Final Price = (Canvas Area × Rate per Sq In + Labor Hours × Hourly Rate) × Complexity Multiplier. For a 24×18 piece: (432 × $2.50 + 12 × $35) × 1.15 = ($1,080 + $420) × 1.15 = $1,725. The formula combines size value, labor value, and a complexity adjustment into one price.

What rate per square inch should I charge?

Emerging artists: $1-3/sq in. Mid-career with gallery representation: $3-8/sq in. Established artists: $8-20+/sq in. At $2.50/sq in, a 24×18 piece yields $1,080 in size value. At $5/sq in, the same piece yields $2,160. Your rate should reflect your exhibition history, sales track record, and comparable artist pricing.

What's the right complexity multiplier?

1.0 for standard work with typical detail. 1.10-1.20 for above-average complexity. 1.25-1.50 for highly intricate techniques (hyperrealism, gold leaf, mixed media). Below 1.0 (e.g., 0.85) for quick studies or sketches you want to price accessibly. The multiplier adds $225 at 1.15× on a $1,500 base — it should match genuinely extra effort.

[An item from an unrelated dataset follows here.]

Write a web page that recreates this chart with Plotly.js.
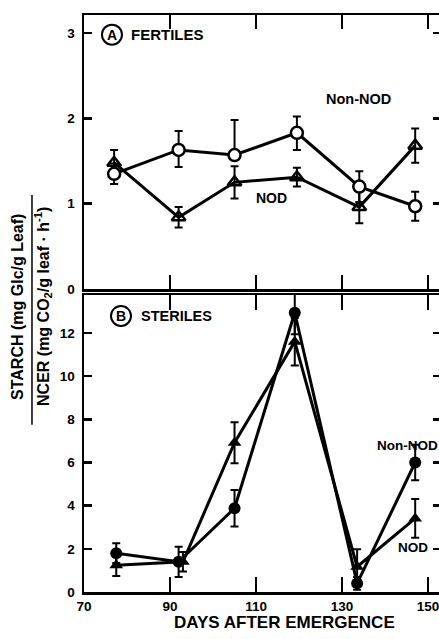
<!DOCTYPE html>
<html>
<head>
<meta charset="utf-8">
<script src="https://cdn.plot.ly/plotly-3.0.1.min.js"></script>
<style>html,body{margin:0;padding:0;overflow:hidden;background:#fff;}</style>
</head>
<body>
<div id="chart" style="width:442px;height:639px;"></div>
<script>
// Panel A: Fertiles
const daysA = [77, 92, 105, 119.5, 134, 147];
const fertNonNod = [1.35, 1.63, 1.57, 1.83, 1.2, 0.97];
const fertNonNodErrPlus = [0.12, 0.22, 0.41, 0.19, 0.18, 0.17];
const fertNonNodErrMinus = [0.12, 0.2, 0, 0.2, 0.18, 0.17];
const fertNod = [1.48, 0.84, 1.25, 1.31, 0.96, 1.68];
const fertNodErr = [0.15, 0.12, 0.19, 0.11, 0.19, 0.2];

// Panel B: Steriles
const daysBNonNod = [77.5, 92, 105, 119, 133.5, 147];
const daysBNod = [77.5, 93, 105, 119, 133.5, 147];
const sterNonNod = [1.8, 1.4, 3.88, 12.94, 0.4, 6.0];
const sterNonNodErr = [0.46, 0.7, 0.85, 1.0, 0.3, 0.82];
const sterNod = [1.24, 1.4, 6.92, 11.6, 1.17, 3.41];
const sterNodErr = [0.5, 0.45, 0.95, 1.1, 0.81, 0.9];

const xTicks = [70, 90, 110, 130, 150];
const yTicksA = [0, 1, 2, 3];
const yTicksB = [0, 2, 4, 6, 8, 10, 12];

const FONT = 'Liberation Sans, Arial, sans-serif';
const lineW = 3;

function errBar(plus, minus) {
  const e = {type: 'data', array: plus, visible: true, color: '#000', thickness: 2, width: 4};
  if (minus) { e.symmetric = false; e.arrayminus = minus; }
  return e;
}

const traces = [
  {x: daysA, y: fertNod, xaxis: 'x', yaxis: 'y', mode: 'lines+markers', name: 'NOD',
   line: {color: '#000', width: lineW},
   marker: {symbol: 'triangle-up-open', size: 12, color: '#000', line: {width: 2.5, color: '#000'}},
   error_y: errBar(fertNodErr)},
  {x: daysA, y: fertNonNod, xaxis: 'x', yaxis: 'y', mode: 'lines+markers', name: 'Non-NOD',
   line: {color: '#000', width: lineW},
   marker: {symbol: 'circle', size: 12, color: '#fff', line: {width: 2.5, color: '#000'}},
   error_y: errBar(fertNonNodErrPlus, fertNonNodErrMinus)},
  {x: daysBNod, y: sterNod, xaxis: 'x2', yaxis: 'y2', mode: 'lines+markers', name: 'NOD',
   line: {color: '#000', width: lineW},
   marker: {symbol: 'triangle-up', size: 12, color: '#000'},
   error_y: errBar(sterNodErr)},
  {x: daysBNonNod, y: sterNonNod, xaxis: 'x2', yaxis: 'y2', mode: 'lines+markers', name: 'Non-NOD',
   line: {color: '#000', width: lineW},
   marker: {symbol: 'circle', size: 12, color: '#000'},
   error_y: errBar(sterNonNodErr)}
];

const axCommon = {
  showline: true, linecolor: '#000', linewidth: 2.5, mirror: 'ticks',
  ticks: 'inside', tickcolor: '#000', tickwidth: 2.5,
  showgrid: false, zeroline: false, fixedrange: true,
  tickfont: {family: FONT, size: 13.5, color: '#000', weight: 'bold'}
};

function pa(x, y, text, size, angle) {
  return {xref: 'paper', yref: 'paper', x: x, y: y, xanchor: 'center', yanchor: 'middle',
          text: text, showarrow: false, textangle: angle || 0, font: {size: size, weight: 'bold'}};
}
function da(xr, yr, x, y, text, size) {
  return {xref: xr, yref: yr, x: x, y: y, xanchor: 'center', yanchor: 'middle',
          text: text, showarrow: false, font: {size: size, weight: 'bold'}};
}

const layout = {
  width: 442, height: 639,
  margin: {l: 84, r: 1, t: 15, b: 47},
  paper_bgcolor: '#fff', plot_bgcolor: '#fff',
  showlegend: false,
  font: {family: FONT, color: '#000'},
  xaxis: Object.assign({}, axCommon, {domain: [0, 1], anchor: 'y', range: [70, 153], tickvals: xTicks, showticklabels: false, ticklen: 14}),
  yaxis: Object.assign({}, axCommon, {domain: [0.525, 1], anchor: 'x', range: [0, 3.21], tickvals: yTicksA, ticklen: 8, ticklabelstandoff: 4}),
  xaxis2: Object.assign({}, axCommon, {domain: [0, 1], anchor: 'y2', range: [70, 153], tickvals: xTicks, ticklen: 15}),
  yaxis2: Object.assign({}, axCommon, {domain: [0, 0.5147], anchor: 'x2', range: [0, 13.76], tickvals: yTicksB, ticklen: 8, ticklabelstandoff: 4}),
  shapes: [
    {type: 'circle', xref: 'x', yref: 'y', xsizemode: 'pixel', ysizemode: 'pixel',
     xanchor: 76.5, yanchor: 2.98, x0: -10, x1: 10, y0: -10, y1: 10, line: {color: '#000', width: 2}},
    {type: 'circle', xref: 'x2', yref: 'y2', xsizemode: 'pixel', ysizemode: 'pixel',
     xanchor: 78.6, yanchor: 12.79, x0: -10, x1: 10, y0: -10, y1: 10, line: {color: '#000', width: 2}},
    {type: 'line', xref: 'paper', yref: 'paper', x0: -0.1457, x1: -0.1457, y0: 0.29, y1: 0.688,
     line: {color: '#000', width: 1.5}}
  ],
  annotations: [
    da('x', 'y', 76.5, 2.98, 'A', 14),
    da('x', 'y', 89.3, 2.98, 'FERTILES', 15),
    da('x2', 'y2', 78.6, 12.79, 'B', 14),
    da('x2', 'y2', 91.6, 12.79, 'STERILES', 14.5),
    da('x', 'y', 133.8, 2.23, 'Non-NOD', 14.5),
    da('x', 'y', 113.7, 1.07, 'NOD', 14),
    da('x2', 'y2', 145.2, 6.81, 'Non-NOD', 13.5),
    da('x2', 'y2', 146.6, 2.08, 'NOD', 13.5),
    pa(-0.1849, 0.494, 'STARCH (mg Glc/g Leaf)', 16, -90),
    pa(-0.1148, 0.494, 'NCER (mg CO<sub>2</sub>/g leaf \u00b7 h<sup>-1</sup>)', 16, -90),
    pa(0.563, -0.0537, 'DAYS AFTER EMERGENCE', 17)
  ]
};

Plotly.newPlot('chart', traces, layout, {displayModeBar: false, staticPlot: true});
</script>
</body>
</html>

How do I account for material costs?

Materials aren't in this formula directly. Two approaches: (1) Bake material costs into your rate per square inch — if materials cost $1/sq in, set your rate to cover it plus profit. (2) Add materials as a separate line item on top of the formula price. Professional-grade oil paints, canvas, and framing for a 24×18 piece typically cost $50-150.

Why is my effective hourly rate so much higher than my input rate?

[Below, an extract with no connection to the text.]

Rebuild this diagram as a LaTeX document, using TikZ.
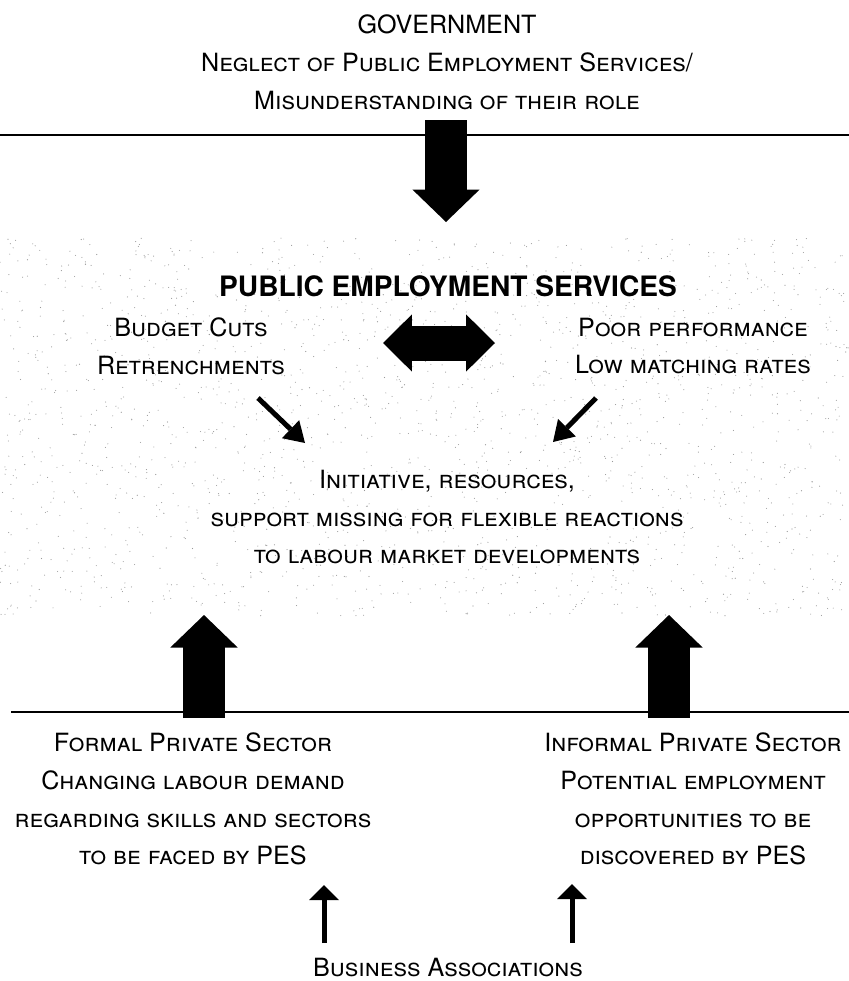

The effective rate ($143.75/hr here) includes both your labor AND size value divided by hours. It represents total compensation per hour of work — what you actually earn. Your input hourly rate ($35) only covers the labor component. The difference reflects the value your skill, reputation, and the artwork's market demand add beyond raw time.

How should I price different sizes consistently?

Keep your rate per square inch and hourly rate constant across pieces. A 36×24 piece (864 sq in) at the same rates: size = $2,160, labor (est. 20 hrs) = $700, base = $2,860, at 1.15× = $3,289. The formula naturally scales — larger pieces cost more because they have more area and typically require more hours. Adjust only the complexity multiplier per piece.